その他、産業フェイズというマスにラウンドマーカーが到達した際には、手元に手札として配られていた厄災カードのうち1枚をいずれかのタイルに差し込むことができます。タイルの回復など、隣に影響する能力があるので、タイルの並び順は益々重要になりますね。うまくやることで、収入フェイズで自分だけが得をしたり、得点計算を有利にすることが可能ですが、そこまで破格の効果は得られません。
闘争!
闘争は軍事力マークの数比べです。健全なタイルに描かれた軍事力のマークに加えて、手元から斧のチップを支払った分の合計点を競います。プレイヤー中最も多くの軍事力を示したプレイヤーにはボーナスが与えられる一方で、その他のプレイヤーは無理やりタイルの並び順を変えられてしまいます。あまりに軍事力が低い帝国は勝利点も失ってしまいます。
タイルの能力
タイルの能力には、単に収入を増やすもの、隣のタイルの回復コストを安くするもの、一回きりでチップの代わりになるもの、隣の一回きりの効果を回復させるもの、隣の地形によってチップを与えるもの、などなど様々です。引き運にもよるのですが、これらを駆使してなるべく痛手のない(変な話、効果的な)厄災を受け入れてゲーム終了時まで災難を乗り切らなければなりません。

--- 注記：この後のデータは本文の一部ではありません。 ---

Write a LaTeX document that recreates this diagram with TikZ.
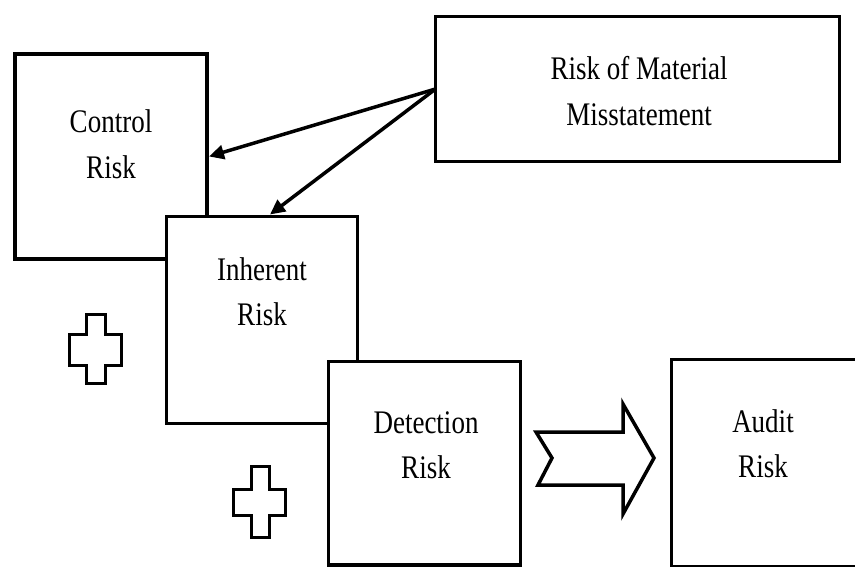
\documentclass[tikz,border=0pt]{standalone}
\usepackage{fontspec}
\setmainfont{Liberation Serif}
\usetikzlibrary{arrows.meta}
\newcommand{\twoline}[2]{\scalebox{1}[1.22]{\begin{tabular}[t]{@{}c@{}}#1\\#2\end{tabular}}}
\tikzset{
  box/.style={draw=black, line width=3.5pt, fill=white, inner sep=0pt, outer sep=0pt, rectangle},
  lbl/.style={inner sep=0pt, anchor=base, font=\fontsize{27}{37}\selectfont},
  conn/.style={line width=3.5pt, -{Triangle[length=15pt,width=14pt]}},
  deco/.style={draw=black, line width=3.5pt, fill=white, line join=miter}
}
\begin{document}
\begin{tikzpicture}[x=1pt,y=-1pt]
\useasboundingbox (0,0) rectangle (855,567);
\clip (0,0) rectangle (855,567);
\fill[white] (0,0) rectangle (855,567);
% boxes
\node[box, minimum width=192pt, minimum height=205pt] (ctrl) at (111,156.5) {};
\node[box, minimum width=191pt, minimum height=207pt] (inh) at (262,320) {};
\node[box, minimum width=192pt, minimum height=203.5pt] (det) at (424.5,463.25) {};
\node[box, minimum width=198.5pt, minimum height=207.5pt] (aud) at (770.75,463.25) {};
\node[box, minimum width=404pt, minimum height=145pt] (rmm) at (637.5,89) {};
% labels
\node[lbl] (ctrlt) at (111,133) {\twoline{Control}{Risk}};
\node[lbl] (inht) at (262,280) {\twoline{Inherent}{Risk}};
\node[lbl] (dett) at (426,433) {\twoline{Detection}{Risk}};
\node[lbl] (audt) at (763,432) {\twoline{Audit}{Risk}};
\node[lbl] (rmmt) at (639,80) {\twoline{Risk of Material}{Misstatement}};
% connectors
\draw[conn] (rmm.west) -- ([xshift=2pt]ctrl.east);
\draw[conn] (rmm.west) -- ([xshift=8pt,yshift=2pt]inh.north);
% plus signs
\draw[deco] (86.5,314.5) -- (105.5,314.5) -- (105.5,334.5) -- (121.5,334.5) -- (121.5,365.5)
  -- (105.5,365.5) -- (105.5,383.5) -- (86.5,383.5) -- (86.5,365.5) -- (69.5,365.5)
  -- (69.5,334.5) -- (86.5,334.5) -- cycle;
\draw[deco] (251.5,466.5) -- (269.5,466.5) -- (269.5,489.5) -- (285.5,489.5) -- (285.5,515.5)
  -- (269.5,515.5) -- (269.5,537.5) -- (251.5,537.5) -- (251.5,515.5) -- (233.5,515.5)
  -- (233.5,489.5) -- (251.5,489.5) -- cycle;
% chevron arrow
\draw[deco] (536,432) -- (623,432) -- (623,404) -- (654,458) -- (623,514) -- (623,485)
  -- (538,485) -- (552,458) -- cycle;
\end{tikzpicture}
\end{document}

ゲーム終了時に健全なタイルの基礎得点と、その能力により得られた得点の合計点が最も高いプレイヤーが勝利します。相手の動向を見ながら、次々に起こる厄災のどれを受け入れるかを見極めていくゲームです。
総評
Bronze
これは非常に評価が難しいゲームです。ゲームの概要を書いていると、こんな傑作ゲームは存在しないような気分になってくるのですが、実際には危ういバランスの上にあるゲームでもあります。相手の足元を見ながら緻密な計算をして、ゲシェンク方式で厄災の受け取りを回避していくこのゲームのバランスは、かなりの部分でプレイヤーに委ねられています。手練れ同士で魂の抜き差しをするようにプレイすれば最高の体験を約束してくれる反面、緩いプレイヤーが混ざっていると真価を発揮できない様に感じました。それなのに(タイルの並び順や荒廃の度合いを把握するのはが肝のはずなのに)、それが容易くないのがハードル高めの要因です。いわゆる相場の掴みにくい競りです。同じ面子で何度も遊ぶことで徐々に慣れ、次第に真価を発揮してくれるタイプのゲームだと思います。

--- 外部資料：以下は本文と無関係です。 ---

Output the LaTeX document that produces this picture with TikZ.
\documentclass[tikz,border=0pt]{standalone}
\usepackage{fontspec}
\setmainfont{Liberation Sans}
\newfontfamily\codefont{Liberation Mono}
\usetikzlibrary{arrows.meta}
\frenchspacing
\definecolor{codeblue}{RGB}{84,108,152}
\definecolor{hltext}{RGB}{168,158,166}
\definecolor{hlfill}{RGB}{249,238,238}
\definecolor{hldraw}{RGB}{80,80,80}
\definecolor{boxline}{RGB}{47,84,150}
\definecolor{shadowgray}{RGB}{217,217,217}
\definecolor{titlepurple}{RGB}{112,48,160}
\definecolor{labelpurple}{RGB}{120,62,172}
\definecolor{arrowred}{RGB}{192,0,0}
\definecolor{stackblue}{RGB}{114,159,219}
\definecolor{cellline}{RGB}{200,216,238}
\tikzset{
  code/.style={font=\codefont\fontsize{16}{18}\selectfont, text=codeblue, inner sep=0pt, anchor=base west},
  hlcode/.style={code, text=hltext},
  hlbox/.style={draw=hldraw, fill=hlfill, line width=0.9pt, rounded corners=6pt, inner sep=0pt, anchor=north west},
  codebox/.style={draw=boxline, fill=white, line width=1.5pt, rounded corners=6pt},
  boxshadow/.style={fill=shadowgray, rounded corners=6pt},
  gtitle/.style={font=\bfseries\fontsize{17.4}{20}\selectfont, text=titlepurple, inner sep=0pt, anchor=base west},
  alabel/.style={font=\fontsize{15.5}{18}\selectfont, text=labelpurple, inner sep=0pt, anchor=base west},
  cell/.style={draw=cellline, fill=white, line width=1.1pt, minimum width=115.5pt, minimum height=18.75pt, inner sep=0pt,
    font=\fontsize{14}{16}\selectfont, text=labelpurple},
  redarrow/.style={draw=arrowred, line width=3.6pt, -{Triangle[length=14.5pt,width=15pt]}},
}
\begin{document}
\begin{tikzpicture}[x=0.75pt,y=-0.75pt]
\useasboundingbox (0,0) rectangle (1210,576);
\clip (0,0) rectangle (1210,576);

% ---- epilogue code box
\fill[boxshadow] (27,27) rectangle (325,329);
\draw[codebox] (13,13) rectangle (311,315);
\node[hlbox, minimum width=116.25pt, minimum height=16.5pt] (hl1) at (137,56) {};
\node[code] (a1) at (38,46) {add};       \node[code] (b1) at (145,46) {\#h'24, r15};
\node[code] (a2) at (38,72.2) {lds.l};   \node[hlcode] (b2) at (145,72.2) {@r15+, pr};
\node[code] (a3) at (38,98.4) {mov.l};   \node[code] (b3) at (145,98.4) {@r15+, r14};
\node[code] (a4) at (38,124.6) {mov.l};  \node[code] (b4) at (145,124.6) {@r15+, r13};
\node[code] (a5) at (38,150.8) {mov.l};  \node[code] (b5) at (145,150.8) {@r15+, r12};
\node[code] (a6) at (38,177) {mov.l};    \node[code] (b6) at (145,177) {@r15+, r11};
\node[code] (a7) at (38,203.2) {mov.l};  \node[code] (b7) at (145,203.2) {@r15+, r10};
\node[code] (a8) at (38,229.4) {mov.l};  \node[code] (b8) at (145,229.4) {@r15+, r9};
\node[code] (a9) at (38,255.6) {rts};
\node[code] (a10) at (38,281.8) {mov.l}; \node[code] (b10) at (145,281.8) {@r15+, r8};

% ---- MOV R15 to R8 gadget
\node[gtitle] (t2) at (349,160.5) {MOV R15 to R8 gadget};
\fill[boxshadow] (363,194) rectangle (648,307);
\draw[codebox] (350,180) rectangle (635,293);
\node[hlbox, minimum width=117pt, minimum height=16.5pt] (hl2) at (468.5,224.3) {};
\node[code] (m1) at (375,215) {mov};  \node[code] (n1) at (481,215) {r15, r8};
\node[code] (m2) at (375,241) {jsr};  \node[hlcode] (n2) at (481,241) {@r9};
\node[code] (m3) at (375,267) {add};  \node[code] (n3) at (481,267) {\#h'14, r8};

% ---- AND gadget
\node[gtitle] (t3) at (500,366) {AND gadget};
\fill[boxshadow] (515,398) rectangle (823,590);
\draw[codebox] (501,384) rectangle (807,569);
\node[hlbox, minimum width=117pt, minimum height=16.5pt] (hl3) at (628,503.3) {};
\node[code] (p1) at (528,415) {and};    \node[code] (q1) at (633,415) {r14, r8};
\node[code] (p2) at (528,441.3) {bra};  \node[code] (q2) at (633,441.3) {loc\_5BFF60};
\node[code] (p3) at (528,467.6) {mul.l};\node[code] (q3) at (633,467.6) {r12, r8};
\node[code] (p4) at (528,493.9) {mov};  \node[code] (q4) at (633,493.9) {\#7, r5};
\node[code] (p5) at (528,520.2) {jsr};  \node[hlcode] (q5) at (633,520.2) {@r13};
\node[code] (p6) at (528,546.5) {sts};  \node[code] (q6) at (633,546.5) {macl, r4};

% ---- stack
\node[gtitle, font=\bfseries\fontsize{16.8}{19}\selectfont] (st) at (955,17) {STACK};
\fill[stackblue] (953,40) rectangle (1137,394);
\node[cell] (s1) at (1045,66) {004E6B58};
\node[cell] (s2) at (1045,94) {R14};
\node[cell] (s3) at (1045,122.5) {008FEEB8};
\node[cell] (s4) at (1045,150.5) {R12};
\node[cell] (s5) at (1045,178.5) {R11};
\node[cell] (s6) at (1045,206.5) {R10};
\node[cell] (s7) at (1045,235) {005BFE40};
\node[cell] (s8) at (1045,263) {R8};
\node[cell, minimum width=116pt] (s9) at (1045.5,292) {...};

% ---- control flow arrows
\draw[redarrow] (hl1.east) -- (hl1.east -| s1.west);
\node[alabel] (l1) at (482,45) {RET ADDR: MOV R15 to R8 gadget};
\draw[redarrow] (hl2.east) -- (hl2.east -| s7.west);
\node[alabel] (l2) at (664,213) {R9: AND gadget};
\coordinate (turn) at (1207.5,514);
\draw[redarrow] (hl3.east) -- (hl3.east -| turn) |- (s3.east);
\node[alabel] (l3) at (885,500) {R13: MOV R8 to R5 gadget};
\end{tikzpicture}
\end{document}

また、各タイルの基礎点には数十点に達するものがある一方で、改善のために差し込むカードの効果で得られる勝利点は微々たるものです。カードの効果はおまけ程度という扱いなのかもしれませんが、大味な勝利点は少々調整不足と評価したくなります。さらに、これは完全に個人的好みですが、公称ゲーム時間45〜60分をピッタリ45分に調整できてたらもっと切れ味のあるゲームになったと思います。4人ゲームだと少々長いです。
欠点を先に挙げましたが、反面、近年のモダンユーロの潮流でインタラクションがほぼ皆無のゲームが溢れる中、直接攻撃要素は皆無でありながらも競りの要素と闘争の数比べで強烈に相手の足元を見ながらプレイする感覚は評価したい点です。ゲームの開始から終了までずっと苦しいこの感じも嫌いではありません。また、非常に出来の良いコンポーネントと収納で、箱のサイズも小さめに抑えている点はとても良いです。これらの短所と長所を兼ね備えているゲームのため、とても評価は難しく、玄人好みのゲームです。唯一無二感もありますので評価が分かれるゲームでしょう。

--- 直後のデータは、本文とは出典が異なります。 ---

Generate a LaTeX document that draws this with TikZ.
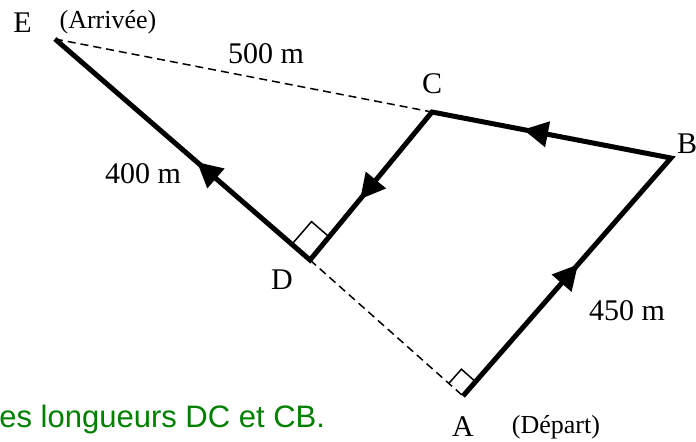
\documentclass[tikz,border=0pt]{standalone}
\usepackage{fontspec}
\setmainfont{Liberation Serif}
\newfontfamily\consignefont{Liberation Sans}
\usetikzlibrary{arrows.meta,decorations.markings,calc}

\definecolor{consigne}{RGB}{0,128,0}
\tikzset{
  walk/.style={line width=2.5pt, line join=miter},
  guide/.style={line width=0.75pt, dash pattern=on 4pt off 2.5pt},
  rightangle/.style={line width=0.75pt},
  midarrow/.style={line width=2.5pt, postaction={decorate, decoration={markings,
      mark=at position #1 with {\arrow{Triangle[length=12.5pt,width=12.5pt]}}}}},
  lbl/.style={font=\fontsize{15}{18}\selectfont, inner sep=0pt, anchor=base},
  small/.style={font=\fontsize{13}{15}\selectfont, inner sep=0pt, anchor=base},
}

\begin{document}
\begin{tikzpicture}[x=0.5pt,y=-0.5pt]
  \useasboundingbox (0,0) rectangle (696,441);

  \coordinate (A) at (463,396);
  \coordinate (B) at (671,158);
  \coordinate (C) at (432,112);
  \coordinate (D) at (310,260);
  \coordinate (E) at (55,39);

  % pointilles
  \draw[guide] (E) -- (C);
  \draw[guide] (D) -- (A);

  % trajet
  \draw[walk] (A) -- (B) -- (C) -- (D) -- (E);
  \path[midarrow=0.553] (A) -- (B);
  \path[midarrow=0.619] (B) -- (C);
  \path[midarrow=0.59] (C) -- (D);
  \path[midarrow=0.443] (D) -- (E);

  % angles droits
  \draw[rightangle] ($(D)!12pt!(E)$) -- ($(D)!12pt!(E)!15pt!-90:(E)$) -- ($(D)!15pt!(C)$);
  \draw[rightangle] ($(A)!9.5pt!(D)$) -- ($(A)!9.5pt!(D)!9.5pt!-90:(D)$) -- ($(A)!9.5pt!(B)$);

  \node[lbl] (lE) at (22.5,32) {E};
  \node[small] (lEnd) at (108,28) {(Arrivée)};
  \node[lbl] (lEC) at (266,63) {500 m};
  \node[lbl] (lC) at (432,93) {C};
  \node[lbl] (lB) at (687,153) {B};
  \node[lbl] (lDE) at (143,183) {400 m};
  \node[lbl] (lD) at (282,289) {D};
  \node[lbl] (lAB) at (627,320) {450 m};
  \node[lbl] (lA) at (463,436) {A};
  \node[small] (lStart) at (556,433) {(Départ)};

  \node[anchor=base west, inner sep=0pt, text=consigne, font=\consignefont\fontsize{15.5}{18}\selectfont] (task) at (-1,427) {es longueurs DC et CB.};
\end{tikzpicture}
\end{document}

2〜4人でそれぞれ遊んでみましたが、逆競りの要素がゲームの根幹なため、3〜4人の方が面白いと感じましたが、競りのゲームにも関わらず2人でも機能するシステムで面白いと思いました。2人でもイケます。
本サイトでplatinum評価の「ゲシェンク」を奇跡のカードゲームとして愛して止まない筆者ゆえ、大きな期待を持っていた反動かもしれませんが、後発でありながら「ゲシェンク」の面白さを大きく上回っている部分がそれほどなく、逆に、「ゲシェンク」は本作のエッセンスを凝縮したようなゲームで、ゲームが始まった瞬間から全員がゲームに自然とコミットできるシンプルさは、やはり偉大だと感じました。